I milanesi, per definire un’impresa economica finita male, dicono “finì cont el cü per tèrra”; i piemontesi restà a cul biòt” (nudo) e i genovesi dâ du cù in ta ciappa” (pietra).

In realtà questi modi di dire sono diffusi in tutta Italia, perché derivanti dalla stessa legge.

All’epoca di Cicerone infatti , i debitori insolventi e i commercianti falliti subivano come pena una spietata pubblica “esecuzione” che, se non toglieva loro fisicamente la vita, annientava ogni dignità personale tramite “morte civile”.

Venivano condotti nel Campidoglio e, esposti al pubblico ludibrio denudati dalla cintola in giù, obbligati alla “bonorum cessio culo nudo super lapidem”, ossia a cedere i loro beni (ai banditori d’asta) stando seduti a chiappe nude su una pietra.

Le “pietre dello scandalo” , dette anche “dell’infamia” o “dei fallimenti” erano sparse per tutto lo Stivale, non solo nelle grandi città, e alcune sono tutt’ora visibili.

Ad esempio a San Donato Valdicomino (Frosinone) esiste la cinquecentesca Pietra di San Bernardino (promotore dei Monti di Pietà), dove il debitore stava ininterrottamente seduto a natiche nude per un periodo di tempo proporzionato all’entità del suo debito.

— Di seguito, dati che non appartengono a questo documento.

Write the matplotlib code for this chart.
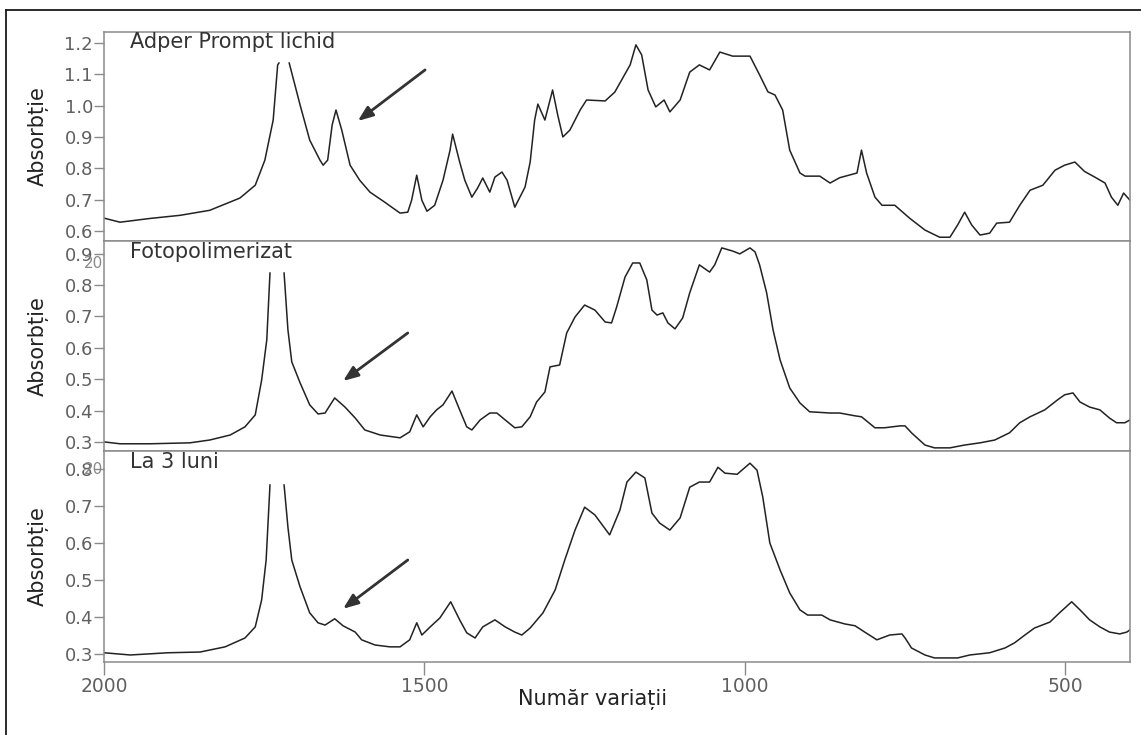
"""
Spectre FTIR Adper Prompt - trei panouri suprapuse, axa x inversata.
"""
import matplotlib
matplotlib.use("Agg")
import matplotlib.pyplot as plt
import numpy as np
from matplotlib.lines import Line2D

LINE_COL  = "#222222"
SPINE_COL = "#8a8a8a"
TICK_COL  = "#606060"

nan = np.nan

# --- Adper Prompt lichid -------------------------------------------------
lichid_wn = [2000, 1975, 1928, 1881, 1835, 1788, 1764, 1749, 1736, 1729, 1727, 1719, 1711,
             1694, 1679, 1663, 1658, 1651, 1644, 1638, 1629, 1616, 1601, 1585, 1562,
             1538, 1526, 1520, 1512, 1504, 1496, 1484, 1471, 1460, 1456, 1445, 1437,
             1426, 1417, 1409, 1398, 1390, 1379, 1371, 1359, 1343, 1335, 1328, 1323,
             1312, 1304, 1300, 1292, 1284, 1273, 1257, 1247, 1218, 1203, 1179, 1170,
             1161, 1151, 1139, 1126, 1117, 1101, 1086, 1071, 1055, 1039, 1019, 992,
             977, 964, 953, 941, 930, 914, 906, 883, 867, 852, 825, 818, 810, 797,
             786, 766, 743, 719, 696, 680, 668, 657, 646, 633, 618, 607, 587, 571,
             555, 535, 516, 501, 485, 470, 454, 438, 428, 418, 409, 399]
lichid_abs = [0.641, 0.628, 0.640, 0.650, 0.666, 0.705, 0.746, 0.826, 0.954, 1.130, 1.136, nan, 1.136,
              1.002, 0.890, 0.826, 0.810, 0.826, 0.938, 0.986, 0.922, 0.810, 0.762, 0.724, 0.692,
              0.657, 0.660, 0.698, 0.778, 0.698, 0.663, 0.682, 0.762, 0.858, 0.909, 0.820, 0.762,
              0.708, 0.737, 0.769, 0.724, 0.772, 0.788, 0.762, 0.676, 0.740, 0.820, 0.954, 1.005,
              0.954, 1.018, 1.050, 0.970, 0.900, 0.922, 0.986, 1.018, 1.015, 1.043, 1.130, 1.194,
              1.162, 1.050, 0.996, 1.018, 0.980, 1.018, 1.107, 1.130, 1.114, 1.171, 1.158, 1.158,
              1.098, 1.044, 1.034, 0.986, 0.858, 0.785, 0.775, 0.775, 0.753, 0.770, 0.785, 0.858, 0.785, 0.708,
              0.682, 0.682, 0.641, 0.603, 0.580, 0.580, 0.619, 0.660, 0.619, 0.587, 0.593, 0.625, 0.628, 0.682,
              0.730, 0.746, 0.794, 0.810, 0.820, 0.790, 0.772, 0.753, 0.708, 0.682, 0.721, 0.698]

# --- Fotopolimerizat -----------------------------------------------------
foto_wn = [2000, 1975, 1928, 1866, 1835, 1803, 1780, 1764, 1754, 1746, 1741, 1730, 1719,
           1713, 1707, 1694, 1679, 1666, 1655, 1647, 1640, 1624, 1608, 1593, 1569, 1538,
           1523, 1512, 1502, 1491, 1481, 1471, 1457, 1445, 1434, 1426, 1413, 1398, 1387,
           1374, 1359, 1348, 1335, 1325, 1312, 1304, 1289, 1278, 1265, 1250, 1234, 1218,
           1208, 1200, 1187, 1175, 1164, 1153, 1145, 1137, 1128, 1120, 1109, 1097, 1086,
           1071, 1055, 1047, 1036, 1019, 1008, 992, 984, 977, 966, 956, 945, 930, 914,
           899, 867, 852, 828, 818, 797, 782, 758, 750, 740, 719, 704, 680, 657, 633,
           610, 587, 571, 555, 532, 512, 501, 488, 477, 462, 446, 431, 420, 407, 399]
foto_abs = [0.300, 0.294, 0.294, 0.297, 0.306, 0.322, 0.348, 0.386, 0.497, 0.625, 0.838, nan, 0.838,
            0.657, 0.555, 0.488, 0.418, 0.389, 0.392, 0.418, 0.440, 0.411, 0.376, 0.338, 0.322, 0.313,
            0.332, 0.386, 0.348, 0.380, 0.402, 0.418, 0.462, 0.402, 0.348, 0.338, 0.370, 0.392, 0.392,
            0.370, 0.345, 0.348, 0.380, 0.427, 0.459, 0.539, 0.545, 0.647, 0.698, 0.736, 0.720, 0.682,
            0.679, 0.730, 0.825, 0.870, 0.870, 0.816, 0.720, 0.704, 0.711, 0.679, 0.660, 0.695, 0.775,
            0.864, 0.841, 0.864, 0.918, 0.908, 0.899, 0.918, 0.905, 0.864, 0.775, 0.657, 0.561, 0.472, 0.424,
            0.396, 0.392, 0.392, 0.383, 0.380, 0.345, 0.345, 0.351, 0.351, 0.329, 0.290, 0.281, 0.281, 0.290, 0.297,
            0.306, 0.329, 0.361, 0.380, 0.402, 0.434, 0.450, 0.456, 0.427, 0.411, 0.402, 0.376, 0.361, 0.361, 0.370]

# --- La 3 luni -----------------------------------------------------------
luni_wn = [2000, 1959, 1900, 1850, 1811, 1780, 1764, 1754, 1747, 1741, 1730, 1719,
           1713, 1707, 1694, 1679, 1666, 1655, 1640, 1627, 1608, 1598, 1577, 1554, 1538,
           1523, 1512, 1504, 1491, 1476, 1459, 1445, 1434, 1421, 1409, 1390, 1374, 1359,
           1348, 1335, 1315, 1296, 1281, 1265, 1250, 1234, 1211, 1195, 1184, 1170, 1156,
           1145, 1133, 1117, 1101, 1086, 1071, 1055, 1042, 1031, 1012, 992, 981, 972,
           961, 945, 930, 914, 902, 880, 867, 844, 828, 813, 794, 774, 755, 750, 740,
           719, 704, 668, 649, 618, 594, 579, 563, 548, 524, 509, 490, 477, 462, 446,
           431, 415, 404, 399]
luni_abs = [0.303, 0.297, 0.303, 0.305, 0.319, 0.343, 0.373, 0.446, 0.554, 0.757, nan, 0.757,
            0.643, 0.554, 0.481, 0.411, 0.384, 0.378, 0.395, 0.376, 0.359, 0.338, 0.324, 0.319, 0.319,
            0.338, 0.384, 0.351, 0.373, 0.397, 0.441, 0.392, 0.357, 0.343, 0.373, 0.392, 0.373, 0.359,
            0.351, 0.370, 0.411, 0.473, 0.554, 0.635, 0.697, 0.676, 0.622, 0.689, 0.765, 0.792, 0.776,
            0.681, 0.654, 0.635, 0.668, 0.751, 0.765, 0.765, 0.805, 0.789, 0.786, 0.816, 0.797, 0.724,
            0.600, 0.527, 0.465, 0.419, 0.405, 0.405, 0.392, 0.381, 0.376, 0.359, 0.338, 0.351, 0.354, 0.343, 0.316,
            0.297, 0.289, 0.289, 0.297, 0.303, 0.316, 0.330, 0.351, 0.370, 0.386, 0.411, 0.441, 0.419, 0.392, 0.373,
            0.359, 0.354, 0.359, 0.365]

titles  = ["Adper Prompt lichid", "Fotopolimerizat", "La 3 luni"]
series  = [(lichid_wn, lichid_abs), (foto_wn, foto_abs), (luni_wn, luni_abs)]
ylims   = [(0.568, 1.235), (0.271, 0.940), (0.278, 0.849)]
yticks  = [[0.6, 0.7, 0.8, 0.9, 1.0, 1.1, 1.2],
           [0.3, 0.4, 0.5, 0.6, 0.7, 0.8, 0.9],
           [0.3, 0.4, 0.5, 0.6, 0.7, 0.8]]
xticks  = [2000, 1500, 1000, 500]
# sagetile: (varf, coada) in coordonate de date
arrows  = [((1604, 0.951), (1499, 1.114)),
           ((1627, 0.494), (1526, 0.647)),
           ((1627, 0.422), (1526, 0.554))]

W, H = 1141, 735
fig = plt.figure(figsize=(W / 100, H / 100), dpi=100, facecolor="white")

# rama exterioara (doar stanga si sus sunt vizibile)
fig.add_artist(Line2D([6 / W, 6 / W], [0, 1 - 10 / H], color="#1a1a1a", lw=1.3))
fig.add_artist(Line2D([6 / W, 1], [1 - 10 / H, 1 - 10 / H], color="#1a1a1a", lw=1.3))

left, right = 104 / W, 1130 / W
bounds = [(32, 241), (241, 451), (451, 662)]

axes = []
for i, (top_px, bot_px) in enumerate(bounds):
    ax = fig.add_axes([left, 1 - bot_px / H, right - left, (bot_px - top_px) / H])
    wn, ab = series[i]
    ax.plot(wn, ab, color=LINE_COL, lw=1.1, solid_joinstyle="round")
    ax.set_xlim(2000, 399)
    ax.set_ylim(*ylims[i])
    ax.set_yticks(yticks[i])
    ax.set_yticklabels([f"{t:.1f}" for t in yticks[i]])
    ax.tick_params(axis="y", direction="out", length=7, width=1, color=SPINE_COL,
                   labelcolor=TICK_COL, labelsize=13, pad=1)
    for sp in ax.spines.values():
        sp.set_color(SPINE_COL)
        sp.set_linewidth(1.1)
    if i < 2:
        ax.set_xticks([])
    else:
        ax.set_xticks(xticks)
        ax.set_xticklabels([str(t) for t in xticks])
        ax.tick_params(axis="x", direction="out", length=9, width=1, color=SPINE_COL,
                       labelcolor=TICK_COL, labelsize=13.5, pad=2)
    ax.set_ylabel("Absorbție", fontsize=15, color="#222222", labelpad=11)
    ax.text(0.025, 0.95, titles[i], transform=ax.transAxes, fontsize=15,
            color="#333333", ha="left", va="center")
    (hx, hy), (tx, ty) = arrows[i]
    ax.annotate("", xy=(hx, hy), xytext=(tx, ty),
                arrowprops=dict(arrowstyle="-|>,head_length=0.9,head_width=0.35",
                                color="#333333", lw=2.0, shrinkA=0, shrinkB=0))
    axes.append(ax)

# fragmente "20" suprapuse peste etichetele de sus (artefact al originalului)
for ax, yv in [(axes[1], 0.868), (axes[2], 0.798)]:
    ax.text(-0.001, yv, "20", transform=ax.get_yaxis_transform(), fontsize=11,
            color="#8a8a8a", ha="right", va="center")

fig.text(593 / W, 1 - 700 / H, "Număr variații", fontsize=15, color="#222222",
         ha="center", va="center")

fig.savefig("out.png", dpi=100, facecolor=fig.get_facecolor())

A Rimini sotto il portico del Palazzo dell’Arengo, fra i banchi di banchieri e notai e dove pubblicamente veniva amministrata la giustizia, vi era un pietrone (lapis magnum) dove il condannato doveva battere tre volte e con violenza il sedere nudo gridando ogni volta come un mantra “Cedo bona!” (cedo i miei beni).

Ad Asti la pietra della vergogna si trova ora appesa in verticale nell’atrio del Palazzo Comunale; ma un tempo era nel centro della piazza principale, sede dei mercati.

A Genova si trovava nei pressi del Mercato del pesce e palazzo San Giorgio; a Bergamo era un sedile attaccato ad una delle due colonne che si trovavano in Piazza Vecchia; a Milano si trovava in Piazza Mercanti, ed era un blocco di granito nero.

La pena a Firenze aveva un nome preciso, “l’Acculata”, e si svolgeva nella Loggia del Porcellino nel Mercato Nuovo; la pietra era quel cerchio di 6 spicchi di marmo tutt’ora visibile e che rappresenta in dimensione reale la ruota del Carroccio, simbolo della legalità.

Qui il Magistrato del Bargello, scegliendo le ore in cui il mercato era strapieno, scandiva a voce alta il nome del condannato e il motivo della pena; al tapino poi venivano calate le braghe, era afferrato per braccia e gambe, fatto oscillare sulla folla “ostentando pubenda” e infine, fra i frizzi e lazzi della folla, lasciato caderepercutiendo lapidem culo nudo”.

Infine a Modena erano cattivissimi; usavano la pietra “ringadora”, quel gigantesco blocco di marmo rosso veronese che ora è posto all’angolo del Palazzo Comunale in piazza Grande.

Un’ordinanza dello Statuto Cittadino del 1420 prescriveva che il colpevole dovesse essere lì condotto per 3 consecutivi sabati (giorno di mercato), fare 3 volte il giro della piazza preceduto da trombettieri che attirassero l’attenzione e a ogni giro fosse spinto a ”dare a culo nudo su la petra rengadora la quale sia ben unta da trementina”, per farlo bruciare non solo di vergogna.